As to being canned, well with the people holding office this election you may very well be correct. It seems as though they intend to take everything that I have paid in over my career away including my constitutional rights or at least the second one. Thank God that I had the foresight to prepare for my own retirement without the need of SS.


----------



## gfretwell (Feb 3, 2013)

So you are saying they must run a 4ga (250.66 rated) conductor all the way back to the panel, electrode or gec for the hot water piping, a 14ga to some convenient EGC claiming that is the one you think is likely to energize or just ignore it?

If I go with the likely to energize route, the 10ga EGC in the water heater is a likely bond.

I guess I am confused about what you are saying they have to do in your patch.



			
				jwelectric said:
			
		

> I am not saying anything other than what is in print. As an inspector that is all that one has that they can enforce.The NEC does not say to bond hot and/or cold water pipes, all it says is to bond the piping system.
> 
> If there is a water piping system that has both hot and cold connected to a kitchen sink the IPC is very clear that the only water piping system that can be connected to that kitchen sink is potable water.
> 
> ...


----------



## jwelectric (Feb 3, 2013)

gfretwell said:
			
		

> So you are saying they must run a 4ga (250.66 rated) conductor all the way back to the panel, electrode or gec for the hot water piping, a 14ga to some convenient EGC claiming that is the one you think is likely to energize or just ignore it?If I go with the likely to energize route, the 10ga EGC in the water heater is a likely bond.
> 
> I guess I am confused about what you are saying they have to do in your patch.


It is not my patch unless you are calling everywhere that the National Electrical Code is adopted my patch. It is not what I am saying it is what the Code Making Panel is saying.There is nothing to energize the pipe unless it is connected to something that uses power and is connected to the pipe therefore if it is not 100% total metal then yes the #10 in the branch circuit that supplies the electric water heater does the bonding and in the event it is a gas water heater then do nothing.

All this bonding that happens between the hot and cold at the water heater is perpetuated by a bunch of uneducated folks from years gone by. All one has to do is read and the education is easy.

The problem is most will ask until they find someone that agrees with them and just because the two agree it makes everyone who disagrees wrong. I spend most of my free time reading about the NEC and its history instead of asking the internet to do it for me. This makes understanding things like this much easier.


----------



## jwelectric (Feb 3, 2013)

The hot and cold does not constitute two separate plumbing systems. They are part of the same potable water system. We have potable water, gray water, and waste water systems that might be in a building.

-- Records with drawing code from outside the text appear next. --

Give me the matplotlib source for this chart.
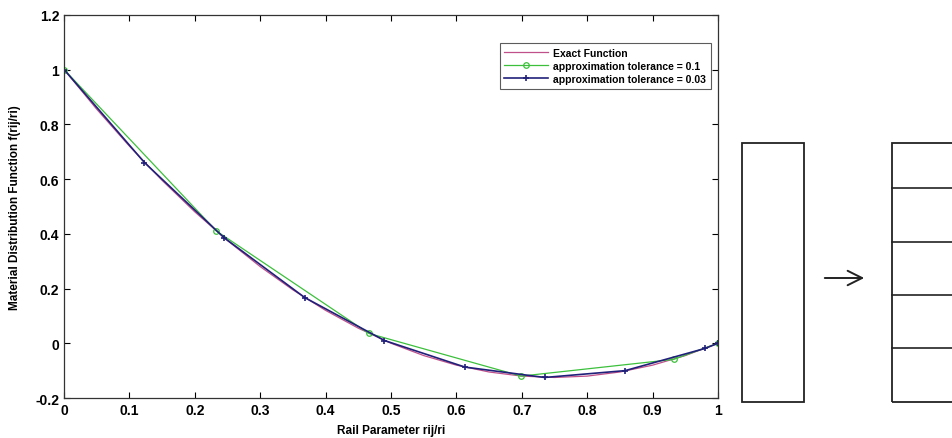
import matplotlib
matplotlib.use("Agg")
import matplotlib.pyplot as plt
from matplotlib.patches import Rectangle, FancyArrowPatch
from matplotlib.ticker import FuncFormatter

plt.rcParams['font.family'] = ['Liberation Sans', 'DejaVu Sans']
plt.rcParams['font.weight'] = 'bold'

# exact function
exact_x = [0.0, 0.05, 0.1, 0.15, 0.2, 0.25, 0.3, 0.35, 0.4, 0.45, 0.5,
           0.55, 0.6, 0.65, 0.7, 0.75, 0.8, 0.85, 0.9, 0.95, 1.0]
exact_y = [1.0, 0.855, 0.72, 0.595, 0.48, 0.375, 0.28, 0.195, 0.12, 0.055, 0.0,
           -0.045, -0.08, -0.105, -0.12, -0.125, -0.12, -0.105, -0.08, -0.045, 0.0]

# tolerance 0.1
tol1_x = [0.0, 0.233, 0.466, 0.699, 0.932, 1.0]
tol1_y = [1.0, 0.41, 0.036, -0.12, -0.059, 0.0]

# tolerance 0.03
tol2_x = [0.0, 0.123, 0.245, 0.368, 0.49, 0.613, 0.735, 0.858, 0.98, 1.0]
tol2_y = [1.0, 0.66, 0.385, 0.167, 0.01, -0.087, -0.125, -0.10, -0.019, 0.0]

fig = plt.figure(figsize=(9.53, 4.39), dpi=100)
ax = fig.add_axes([0.0672, 0.0911, 0.6862, 0.873])

ax.plot(exact_x, exact_y, color='#c0508a', lw=0.9, label='Exact Function')
ax.plot(tol1_x, tol1_y, color='#3cc03c', lw=0.9, marker='o', ms=4,
        mfc='none', mew=0.9, label='approximation tolerance = 0.1')
ax.plot(tol2_x, tol2_y, color='#20207a', lw=1.2, marker='+', ms=5,
        mew=1.2, label='approximation tolerance = 0.03')

ax.set_xlim(0, 1)
ax.set_ylim(-0.2, 1.2)
ax.set_xticks([0, 0.1, 0.2, 0.3, 0.4, 0.5, 0.6, 0.7, 0.8, 0.9, 1])
ax.set_yticks([-0.2, 0, 0.2, 0.4, 0.6, 0.8, 1, 1.2])
ax.xaxis.set_major_formatter(FuncFormatter(lambda v, p: '%g' % round(v, 2)))
ax.yaxis.set_major_formatter(FuncFormatter(lambda v, p: '%g' % round(v, 2)))
ax.tick_params(direction='in', top=True, right=True, length=4, width=0.8,
               labelsize=10)
for s in ax.spines.values():
    s.set_linewidth(0.9)
    s.set_color('#333333')

ax.set_xlabel('Rail Parameter rij/ri', fontsize=8.5, fontweight='bold', labelpad=5)
ax.set_ylabel('Material Distribution Function f(rij/ri)', fontsize=8.5,
              fontweight='bold', labelpad=10)

leg = ax.legend(loc='upper right', bbox_to_anchor=(0.997, 0.94), fontsize=7.5,
                frameon=True, fancybox=False, edgecolor='#333333',
                borderpad=0.45, labelspacing=0.3, handlelength=4.2,
                handletextpad=0.5)
leg.get_frame().set_linewidth(0.8)
for t in leg.get_texts():
    t.set_fontweight('bold')

# schematic on the right: single rail -> segmented rail
W, H = 953.0, 439.0
def fx(px):
    return px / W
def fy(py):
    return 1 - py / H

fig.patches.append(Rectangle((fx(742), fy(403)), fx(804) - fx(742), fy(144) - fy(403),
                             transform=fig.transFigure, fill=False, lw=1.3,
                             edgecolor='#222222'))
fig.patches.append(Rectangle((fx(892), fy(403)), fx(975) - fx(892), fy(144) - fy(403),
                             transform=fig.transFigure, fill=False, lw=1.3,
                             edgecolor='#222222'))
for py in [189, 243, 296, 349]:
    fig.lines.append(plt.Line2D([fx(892), 1.0], [fy(py), fy(py)],
                                transform=fig.transFigure, lw=1.2, color='#222222'))
fig.patches.append(FancyArrowPatch((fx(822), fy(279)), (fx(867), fy(279)),
                                   transform=fig.transFigure, arrowstyle='->',
                                   mutation_scale=26, lw=1.4, color='#222222'))

fig.savefig('out.png', dpi=100)
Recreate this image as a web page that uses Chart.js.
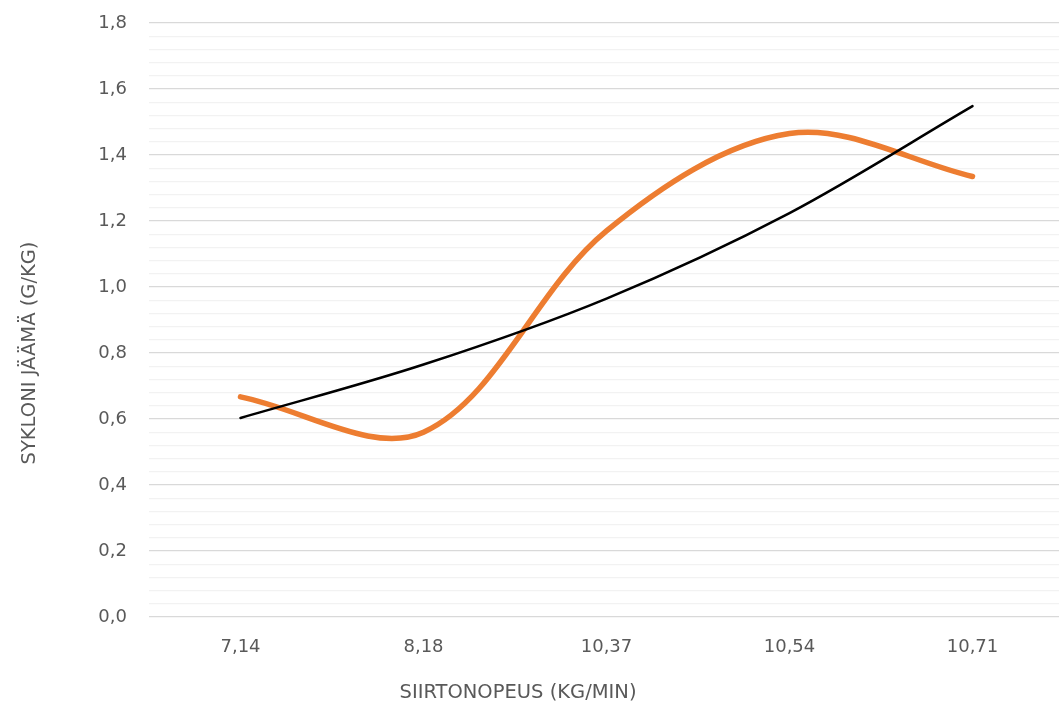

The rule to make metal plumbing pipes electrically continuous is no longer in the NEC. It was removed in the late 1970s.  The code making panel figured out that they had no control over the metal water pipes in a building and the plumbing codes allowed the repair of a metal water pipe to be done with non-metallic parts.

The plumber in most of the country was not allowed to install the bond as he did not have an electrical contractor’s license and to impose on the homeowner the cost of hiring two tradesmen was not going to happen.


----------



## gfretwell (Feb 3, 2013)

> The plumber in most of the country was not allowed to install the bond as he did not have an electrical contractor’s license and to impose on the homeowner the cost of hiring two tradesmen was not going to happen.


That is just the insanity brought to us by unions. In the rational world we have lots of trades connecting up bonding jumpers. 99% of the Ufers here are installed by the concrete steel guy and inspected by the structural inspector.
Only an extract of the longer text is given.